We mentioned earlier that the overall price you pay for the car matters just as much as your monthly finance payment. One big reason for this is that car salesmen often try to manipulate/lower your monthly payment by adding a large ‘Bubble Payment’ at the end of the finance deal.

This bubble payment could mean that you have to pay thousands of pounds on your final payment in order to keep your car. The salesman may argue that this bubble payment doesn’t matter because you can just hand the car back at the end of the finance agreement to avoid the bubble payment. Although it may sound simple, handing your car back to a finance company is not as simple as it’s made out to be so watch out for those bubble payments. If you’re happy to have a bubble payment on your finance agreement then that’s fine, just so long as you know that it’s there.

11 Responses to Things to Watch Out For When Buying a Car On Finance

  1. All great tips! Buying a car can be a real hassle and it pays, literally, to do your homework. We bought our last car four years ago and did our homework beforehand and had a nice down payment. This allowed us to go in with the opportunity to make an informed decision when financing came up.

  2. I paid cash for my vehicle when I moved to Canada but I sure did have to do my homework. I wasn’t familiar with all the vehicles in Canada so I read up on the one’s I was interested in and paid it in cash. If I had to finance one I would have done the same thing. There’s no sense buying something so costly going in with your eyes shut.

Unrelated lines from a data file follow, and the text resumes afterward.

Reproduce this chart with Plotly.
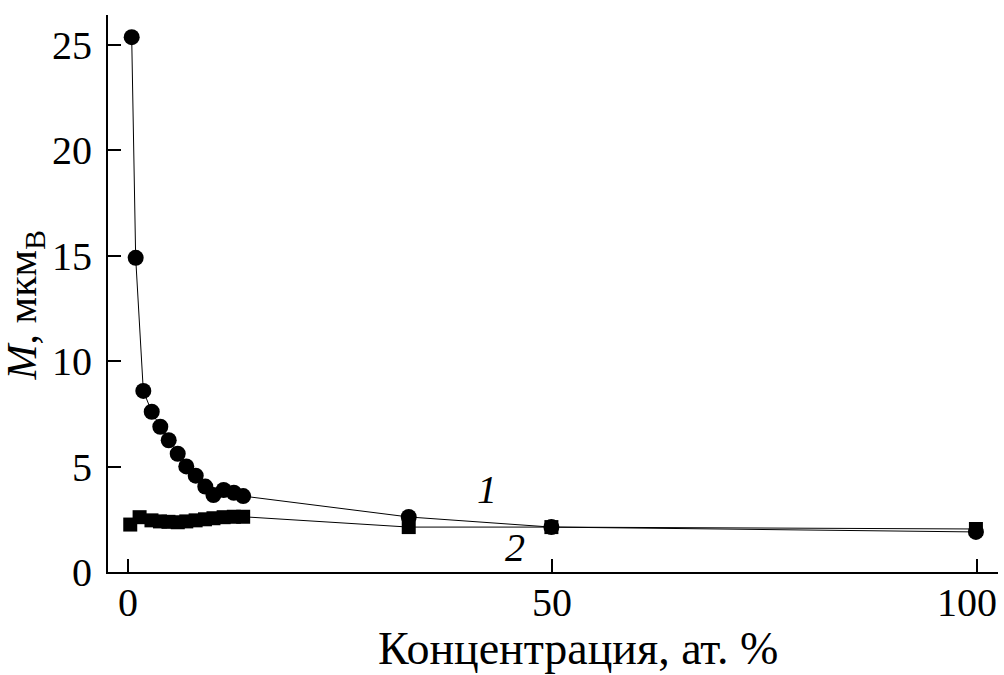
import plotly.graph_objects as go

# Series 1 (circles)
x1 = [0.47, 0.94, 1.84, 2.83, 3.84, 4.83, 5.89, 6.90, 8.01, 9.14, 10.1, 11.3, 12.5, 13.6, 33.1, 49.9, 99.9]
y1 = [25.37, 14.9, 8.59, 7.60, 6.89, 6.25, 5.61, 5.01, 4.57, 4.05, 3.65, 3.89, 3.76, 3.60, 2.61, 2.13, 1.90]

# Series 2 (squares)
x2 = [0.3, 1.4, 2.8, 3.8, 4.8, 5.9, 6.9, 8.0, 9.1, 10.1, 11.3, 12.5, 13.6, 33.1, 49.9, 99.9]
y2 = [2.25, 2.60, 2.45, 2.40, 2.38, 2.36, 2.40, 2.45, 2.50, 2.55, 2.60, 2.62, 2.62, 2.13, 2.13, 2.04]

x_ticks = [0, 50, 100]
x_ticklabels = ["0", "50", "100"]
y_ticks = [0, 5, 10, 15, 20, 25]

FONT = "Liberation Serif, Times New Roman, serif"

fig = go.Figure()
fig.add_trace(go.Scatter(
    x=x2, y=y2, mode="lines+markers",
    line=dict(color="black", width=1),
    marker=dict(symbol="square", size=14, color="black"),
    showlegend=False, cliponaxis=False))
fig.add_trace(go.Scatter(
    x=x1, y=y1, mode="lines+markers",
    line=dict(color="black", width=1),
    marker=dict(symbol="circle", size=16, color="black"),
    showlegend=False, cliponaxis=False))

# series labels
fig.add_annotation(x=42.3, y=3.89, text="<i>1</i>", showarrow=False,
                   font=dict(family=FONT, size=40, color="black"))
fig.add_annotation(x=45.6, y=1.14, text="<i>2</i>", showarrow=False,
                   font=dict(family=FONT, size=40, color="black"))

# x tick labels (drawn as annotations so "100" is not clipped at the right edge)
for v, t in zip(x_ticks, x_ticklabels):
    fig.add_annotation(x=v, y=0, xref="x", yref="y", text=t, showarrow=False,
                       yanchor="middle", yshift=-30, xshift=(-10 if v == 100 else 0),
                       font=dict(family=FONT, size=40, color="black"))

# axis titles
fig.add_annotation(x=0.528, y=0, xref="paper", yref="y", text="Концентрация, ат. %",
                   showarrow=False, yanchor="middle", yshift=-76,
                   font=dict(family=FONT, size=46, color="black"))
fig.add_annotation(x=-0.093, y=0.479, xref="paper", yref="paper",
                   text="<i>M</i>, мкм<sub>В</sub>", textangle=-90,
                   showarrow=False, xanchor="center", yanchor="middle",
                   font=dict(family=FONT, size=42, color="black"))

fig.update_layout(
    width=1004, height=675,
    margin=dict(l=108, r=6, t=15, b=103, autoexpand=False),
    paper_bgcolor="white", plot_bgcolor="white",
    font=dict(family=FONT, size=40, color="black"),
    xaxis=dict(
        range=[-2.32, 102.5], tickvals=x_ticks, ticks="inside", ticklen=13,
        tickwidth=2, tickcolor="black", showline=True, linecolor="black",
        linewidth=2, showgrid=False, zeroline=False, showticklabels=False,
        automargin=False,
    ),
    yaxis=dict(
        range=[0, 26.42], tickvals=y_ticks, ticks="inside", ticklen=13,
        tickwidth=2, tickcolor="black", showline=True, linecolor="black",
        linewidth=2, showgrid=False, zeroline=False, automargin=False,
        tickfont=dict(family=FONT, size=40), ticklabelstandoff=6,
    ),
)

fig.write_html("out.html", config={"displayModeBar": False},
               post_script="document.body.style.margin='0';")
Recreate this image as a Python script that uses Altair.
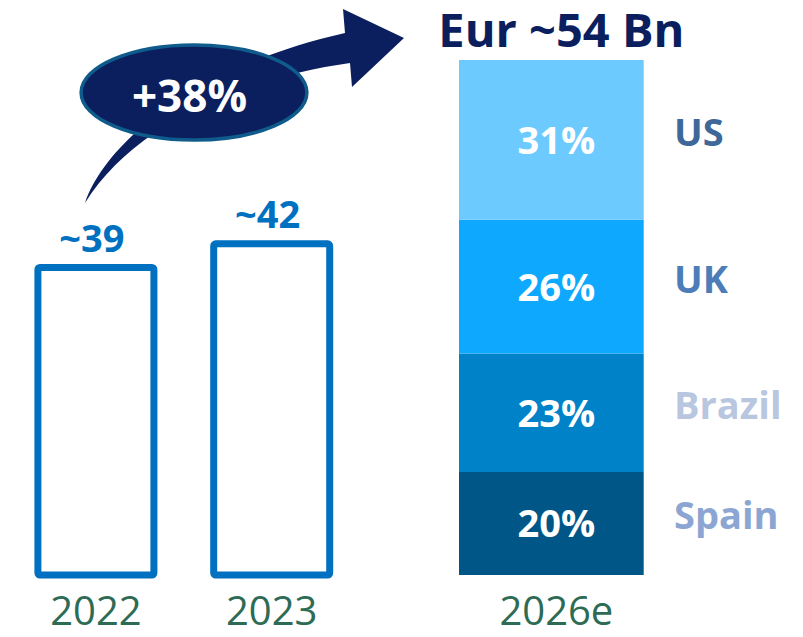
import altair as alt
import pandas as pd

# ---------------- data ----------------
years_hist = ["2022", "2023"]
values_hist = [39, 42]
forecast_year = "2026e"
forecast_total = 54
countries = ["Spain", "Brazil", "UK", "US"]
shares = [20, 23, 26, 31]
growth_label = "+38%"

# ---------------- styles ----------------
seg_colors = ["#005687", "#0082C8", "#0EA9FF", "#6CCAFF"]
country_colors = ["#8BA6D2", "#B8C6E0", "#4D7DB8", "#3D6899"]
NAVY = "#0B1F5E"
BAR_BLUE = "#0070C0"
YEAR_GREEN = "#2E6B55"
FONT = "Open Sans"

# ---------------- tables ----------------
hist_df = pd.DataFrame({"year": years_hist, "value": values_hist})
hist_df["base"] = 0
hist_df["label"] = "~" + hist_df["value"].astype(str)

stack_df = pd.DataFrame({"country": countries, "share": shares})
stack_df["year"] = forecast_year
stack_df["value"] = stack_df["share"] / 100 * forecast_total
stack_df["upper"] = stack_df["value"].cumsum()
stack_df["lower"] = stack_df["upper"] - stack_df["value"]
stack_df["mid"] = (stack_df["upper"] + stack_df["lower"]) / 2
stack_df["pct"] = stack_df["share"].astype(str) + "%"

total_df = pd.DataFrame({"year": [forecast_year], "total": [forecast_total]})
total_df["label"] = "Eur ~" + total_df["total"].astype(str) + " Bn"
yearB_df = pd.DataFrame({"year": [forecast_year], "base": [0]})

anno_df = pd.DataFrame({"year": [years_hist[0]], "value": [values_hist[0]],
                        "label": [growth_label]})

# ---------------- decorative shapes (symbol paths, unit = 100 px) ----------------
def fmt(p):
    return f"{p[0]:.3f},{p[1]:.3f}"

AX, AY = 95.9, 267.5
def u(x, y):
    return ((x - AX) / 100.0, (y - AY) / 100.0)

arrow_path = (
    "M" + fmt(u(85, 203))
    + "C" + fmt(u(105, 145)) + " " + fmt(u(190, 68)) + " " + fmt(u(345, 33))
    + "L" + fmt(u(343, 9))
    + "L" + fmt(u(404, 38))
    + "L" + fmt(u(352, 87))
    + "L" + fmt(u(350, 63))
    + "C" + fmt(u(230, 80)) + " " + fmt(u(130, 130)) + " " + fmt(u(85, 203))
    + "Z"
)

cx, cy = u(194, 92.5)
rx, ry = 1.129, 0.476
k = 0.5523
ellipse_path = (
    f"M{cx-rx:.3f},{cy:.3f}"
    f"C{cx-rx:.3f},{cy-k*ry:.3f} {cx-k*rx:.3f},{cy-ry:.3f} {cx:.3f},{cy-ry:.3f}"
    f"C{cx+k*rx:.3f},{cy-ry:.3f} {cx+rx:.3f},{cy-k*ry:.3f} {cx+rx:.3f},{cy:.3f}"
    f"C{cx+rx:.3f},{cy+k*ry:.3f} {cx+k*rx:.3f},{cy+ry:.3f} {cx:.3f},{cy+ry:.3f}"
    f"C{cx-k*rx:.3f},{cy+ry:.3f} {cx-rx:.3f},{cy+k*ry:.3f} {cx-rx:.3f},{cy:.3f}Z"
)

# ---------------- scales ----------------
WA, WB, H = 430, 357, 629
scaleXA = alt.Scale(domain=years_hist, paddingInner=0, paddingOuter=0.223, align=0)
scaleYA = alt.Scale(domain=[-7.863, 71.913], nice=False, zero=False)
scaleXB = alt.Scale(domain=[forecast_year], paddingInner=0, paddingOuter=0.4664, align=0.1219)
scaleYB = alt.Scale(domain=[-6.501, 59.452], nice=False, zero=False)

xA = alt.X("year:N", scale=scaleXA, axis=None)
xB = alt.X("year:N", scale=scaleXB, axis=None)

# ---------------- panel A: historical outlined bars ----------------
baseA = alt.Chart(hist_df)
barsA = baseA.mark_bar(width=116, fill="white", stroke=BAR_BLUE, strokeWidth=7,
                       cornerRadius=2).encode(
    x=xA,
    y=alt.Y("value:Q", scale=scaleYA, axis=None),
    y2="base:Q",
)
lblA = baseA.mark_text(font=FONT, fontWeight="bold", fontSize=38, color=BAR_BLUE,
                       baseline="alphabetic", dx=-4, dy=-16).encode(
    x=xA, y=alt.Y("value:Q", scale=scaleYA, axis=None), text="label:N"
)
yrA = baseA.mark_text(font=FONT, fontSize=40, color=YEAR_GREEN,
                      baseline="alphabetic", dx=0, dy=50).encode(
    x=xA, y=alt.Y("base:Q", scale=scaleYA, axis=None), text="year:N"
)
arrow = alt.Chart(anno_df).mark_point(shape=arrow_path, size=40000, filled=True,
                                      color=NAVY, opacity=1).encode(
    x=xA, y=alt.Y("value:Q", scale=scaleYA, axis=None)
)
ellipse = alt.Chart(anno_df).mark_point(shape=ellipse_path, size=40000, filled=True,
                                        color=NAVY, stroke="#0F5C8C", strokeWidth=3.5,
                                        opacity=1).encode(
    x=xA, y=alt.Y("value:Q", scale=scaleYA, axis=None)
)
growth = alt.Chart(anno_df).mark_text(font=FONT, fontWeight="bold", fontSize=44,
                                      color="white", baseline="alphabetic",
                                      dx=93.6, dy=-155.5).encode(
    x=xA, y=alt.Y("value:Q", scale=scaleYA, axis=None), text="label:N"
)
panelA = alt.layer(barsA, lblA, yrA, arrow, ellipse, growth).properties(width=WA, height=H)

# ---------------- panel B: 2026e stacked bar ----------------
baseB = alt.Chart(stack_df)
stack = baseB.mark_bar(width=184.7).encode(
    x=xB,
    y=alt.Y("upper:Q", scale=scaleYB, axis=None),
    y2="lower:Q",
    color=alt.Color("country:N", scale=alt.Scale(domain=countries, range=seg_colors),
                    legend=None),
)
pct = baseB.mark_text(font=FONT, fontWeight="bold", fontSize=38, color="white",
                      baseline="middle", dx=5, dy=3).encode(
    x=xB, y=alt.Y("mid:Q", scale=scaleYB, axis=None), text="pct:N"
)
ctry = baseB.mark_text(font=FONT, fontWeight="bold", fontSize=38, align="left",
                       baseline="middle", dx=122.7, dy=-5).encode(
    x=xB, y=alt.Y("mid:Q", scale=scaleYB, axis=None), text="country:N",
    fill=alt.Fill("country:N", scale=alt.Scale(domain=countries, range=country_colors),
                  legend=None),
)
yrB = alt.Chart(yearB_df).mark_text(font=FONT, fontSize=40, color=YEAR_GREEN,
                                    baseline="alphabetic", dx=5, dy=50).encode(
    x=xB, y=alt.Y("base:Q", scale=scaleYB, axis=None), text="year:N"
)
title = alt.Chart(total_df).mark_text(font=FONT, fontWeight="bold", fontSize=47,
                                      color=NAVY, baseline="alphabetic",
                                      dx=10, dy=-13).encode(
    x=xB, y=alt.Y("total:Q", scale=scaleYB, axis=None), text="label:N"
)
panelB = alt.layer(stack, pct, ctry, yrB, title).properties(width=WB, height=H)

chart = (
    alt.hconcat(panelA, panelB, spacing=0, bounds="flush")
    .properties(padding=0)
    .configure_view(stroke=None)
)

chart.save("out.html", embed_options={"renderer": "svg", "actions": False})
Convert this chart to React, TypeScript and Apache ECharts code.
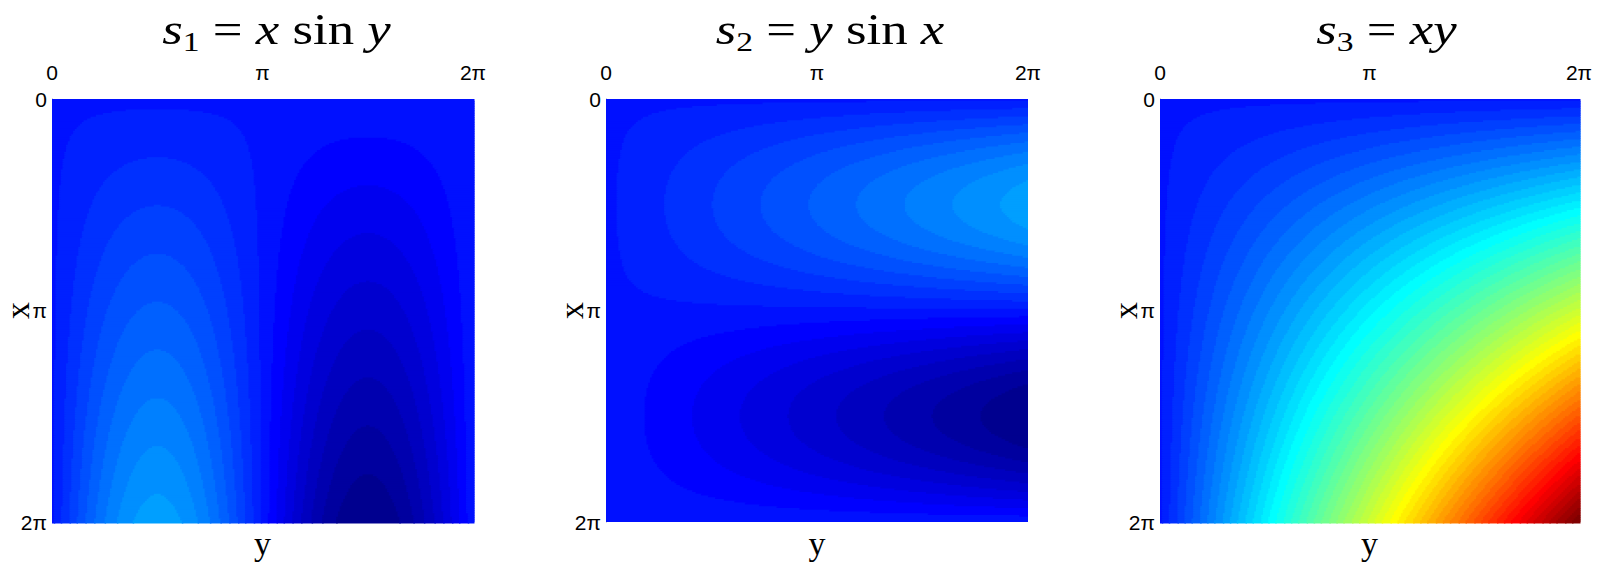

  3. My Wealth Desire says:

    Wonderful tips! If you don’t mind, can I add terms of warranty of the cars. Is that 3 or 5 years warranty and what is the coverage? I think warranty is financially helpful especially after 3 years of the car, some engine or mechanical problems will come out.

  4. Alexa says:

    When I bought my car four years ago the salesman was trying to get me to finance with a 20% interest rate!! I got sick of his pushiness, I went to a local car lot got a better price and a much much better rate through a local bank. Definitely worth it to do homework. You don’t want to buy a car on impulse.

    • I agree Alexa, with a bank loan you usually know where you’re at. With finance agreements there can be so many things hidden in the small print to give you a headache a couple of years down the line! Thanks for the comment.

  5. Matt says:

    Lately, I’ve spent a bit too much time underneath my car repairing things, and why do things always break or fall off when it’s snowing???
    Needless to say, although I have the mechanic’s skills to run a car cheaply, I am going to be spending a bit more on our next one, so I’ve started budgeting a year in advance, as that’s when the next MoT is due, and it should have done 170,000 miles by then.
    I figure if I start saving and planning now, it’ll be easier on the pocket then, with or without finance.

    • I spent years battling with old cars and got sick of them breaking down all the time so I went for something a bit newer. It’s a horrible feeling walking out of the door each morning wondering if your car will start. It was also costing me money because I was self employed and needed a working vehilcle to be able to earn money.

  6. Luana says:

    Going with the car dealer’s loan offer or big bank isn’t the only way to secure a car loan. A community credit union generally offers lower rates and is more sympathetic to borrowers with lackluster credit history.